Deepfake yang Semakin Sulit Dibedakan
Arthur Siahaan, Technical Solutions Manager Palo Alto Networks Indonesia, menambahkan bahwa video dan audio deepfake akan semakin sulit dibedakan dengan aslinya. Teknologi ini menciptakan hasil yang sangat realistis, membuat masyarakat awam semakin mudah tertipu.
Deepfake saat ini sudah mampu menciptakan konten yang begitu meyakinkan sehingga hampir tidak mungkin dibedakan oleh mata atau telinga manusia biasa. Ini menjadi celah besar yang dimanfaatkan oleh penjahat siber,” ujar Arthur.
AI Mempercepat Serangan Siber
Selain deepfake, teknologi AI juga digunakan untuk mempercepat serangan siber lainnya, seperti ransomware. Berdasarkan laporan Palo Alto Networks, di tahun ini, pengembangan ransomware hanya membutuhkan waktu tiga jam. Bahkan, diprediksi pada tahun 2026, waktu yang diperlukan untuk membuat ransomware akan semakin singkat, hanya 15 menit.
Hal ini menunjukkan bahwa kejahatan siber berbasis AI semakin mudah dilakukan, memperbesar potensi ancaman bagi individu dan organisasi.
Solusi: AI untuk Melawan Kejahatan Siber
Di tengah meningkatnya ancaman, Palo Alto Networks mengimbau perusahaan dan organisasi untuk memanfaatkan teknologi AI sebagai alat pertahanan. Menurut Adi Rusli, Country Manager Palo Alto Networks Indonesia, AI dapat membantu memperkuat keamanan siber melalui berbagai cara, seperti:
- Monitoring dan Deteksi Anomali
AI dapat digunakan untuk memantau aktivitas jaringan secara real-time dan mendeteksi pola anomali yang mencurigakan. - Analisis Insiden Keamanan
Teknologi ini memungkinkan analisis insiden keamanan lebih cepat dan akurat, sehingga respons terhadap ancaman menjadi lebih efektif. - Otomasi Tugas Repetitif
AI dapat mengotomatisasi pekerjaan rutin, seperti pemeriksaan log aktivitas, sehingga analis keamanan dapat fokus pada tugas yang lebih strategis, seperti threat hunting.
"Sebisa mungkin, pekerjaan yang repetitif kita alihkan ke automation atau AI. Dengan begitu, para analis keamanan dapat lebih fokus pada hal yang bernilai tinggi," kata Adi.

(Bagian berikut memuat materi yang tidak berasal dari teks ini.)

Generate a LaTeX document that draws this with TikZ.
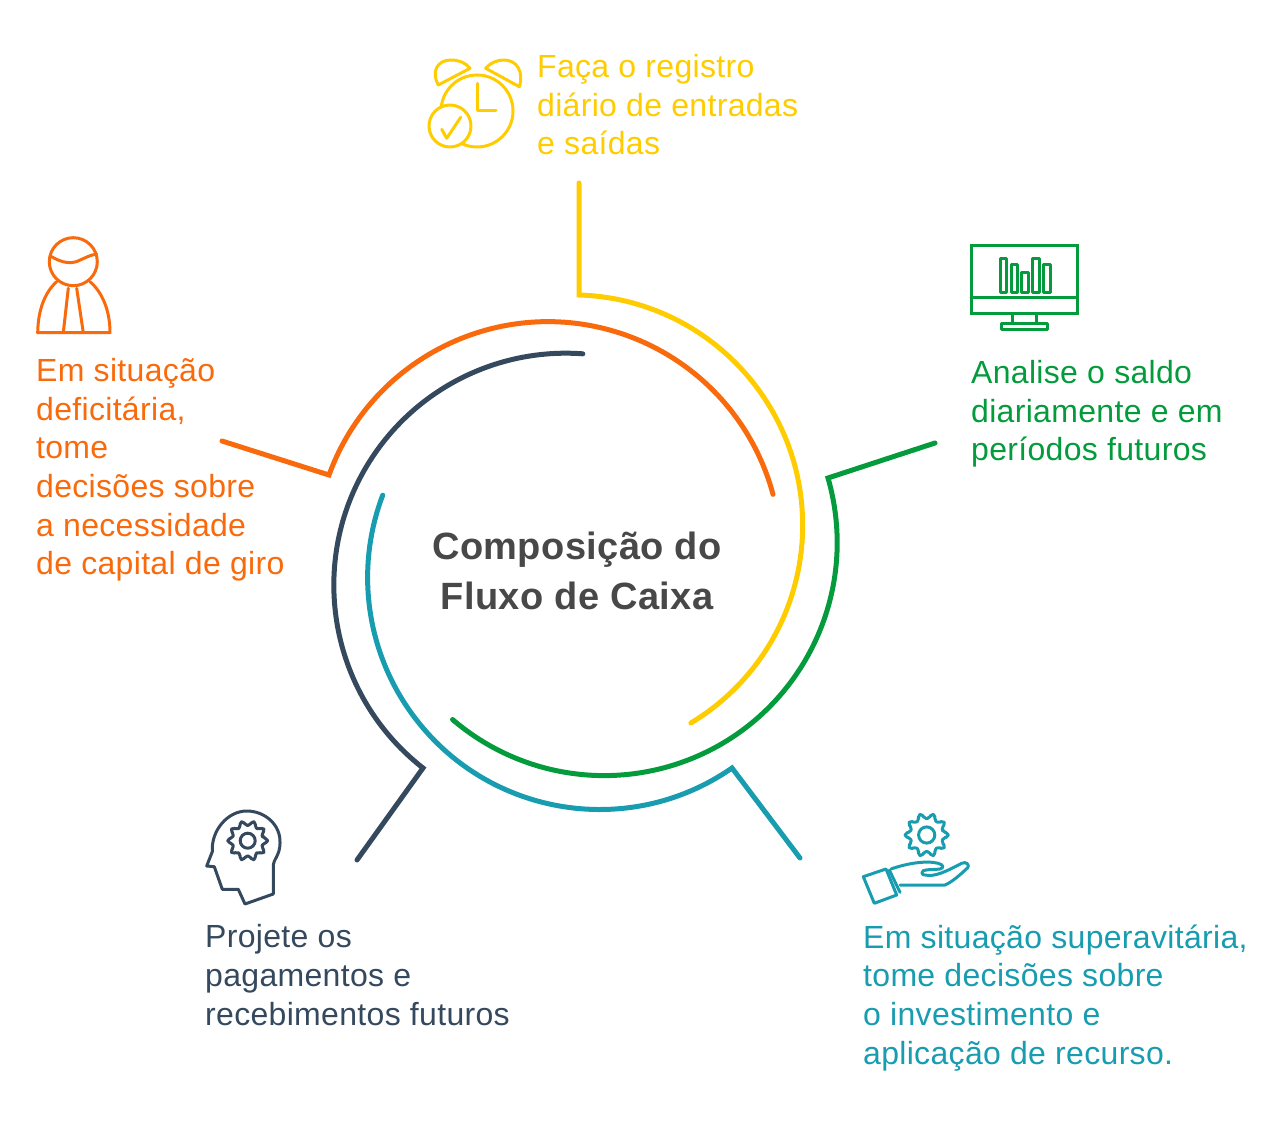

Meningkatkan Kesadaran Publik
Ancaman deepfake dan kejahatan siber berbasis AI menunjukkan pentingnya meningkatkan kesadaran publik tentang keamanan digital. Masyarakat perlu dididik untuk lebih waspada terhadap potensi penipuan, terutama yang menggunakan teknologi canggih seperti deepfake.
Langkah-langkah seperti memverifikasi informasi, menggunakan autentikasi ganda, dan menjaga keamanan perangkat menjadi semakin penting dalam menghadapi era baru kejahatan siber.
Tahun 2025 diprediksi menjadi titik krusial dalam perkembangan ancaman keamanan siber, terutama dengan kehadiran teknologi deepfake dan AI generatif. Dalam menghadapi ancaman ini, kolaborasi antara perusahaan, organisasi, dan masyarakat menjadi kunci utama untuk menciptakan sistem keamanan yang lebih tangguh.
Keamanan siber bukan hanya tanggung jawab para ahli, tetapi juga semua pihak yang menggunakan teknologi dalam kehidupan sehari-hari. Dengan memanfaatkan AI sebagai alat pertahanan, kita dapat mengurangi risiko ancaman dan menciptakan ekosistem digital yang lebih aman.